Tandis que j’avançais lentement, je remarquais sa pâleur et son air de fatigue. Il avait un pantalon gris, un veston rouge et une casquette bleue, à galon d’or fané. J’aurais voulu courir à lui ; mais j’étais lâche en présence de cette foule. J’aurais voulu l’embrasser ; mais il était Anglais, et je ne savais pas comment je serais accueilli[1].

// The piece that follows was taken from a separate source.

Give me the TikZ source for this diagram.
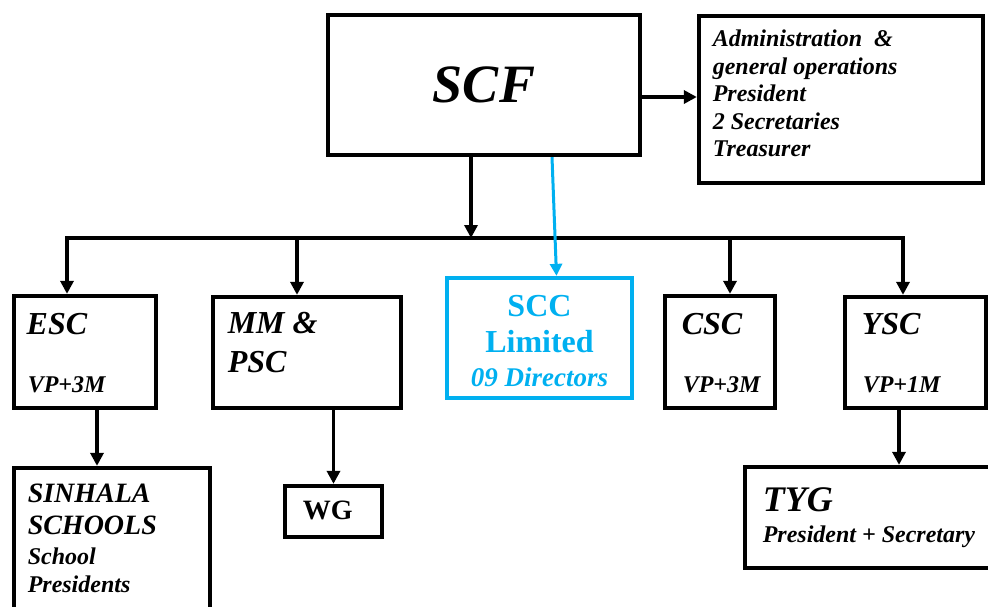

  1. « Cet Anglais (un officier, je l’ai su plus tard) revenait de l’Inde ; j’arrivais directement d’Angleterre, dit Kinglake ; nous nous trouvions alors dans le désert de Syrie, à peu près à moitié chemin de nos points de départ respectifs. Comme nous approchions l’un de l’autre, je me demandai si nous nous parlerions ; je me dis que probablement il m’accosterait ; et, dans le cas où il en serait ainsi, j’étais prêt à me montrer aussi aimable, aussi causeur qu’il m’est possible de l’être avec ma nature. Mais, en même temps je pensai que je n’avais rien à lui dire. Entre civilisés, n’avoir rien à dire n’est certainement pas une excuse pour ne pas parler ; mais je suis timide, je suis indolent, je n’avais pas envie de m’arrêter et d’échanger, comme en visite, des phrases banales au milieu de ces grandes solitudes. De son côté, le voyageur a peut-être pensé de même ; car excepté un léger salut, nous avons passé l’un auprès de l’autre comme nous l’aurions fait dans Bond Street. » (Kinglake, Eothen.)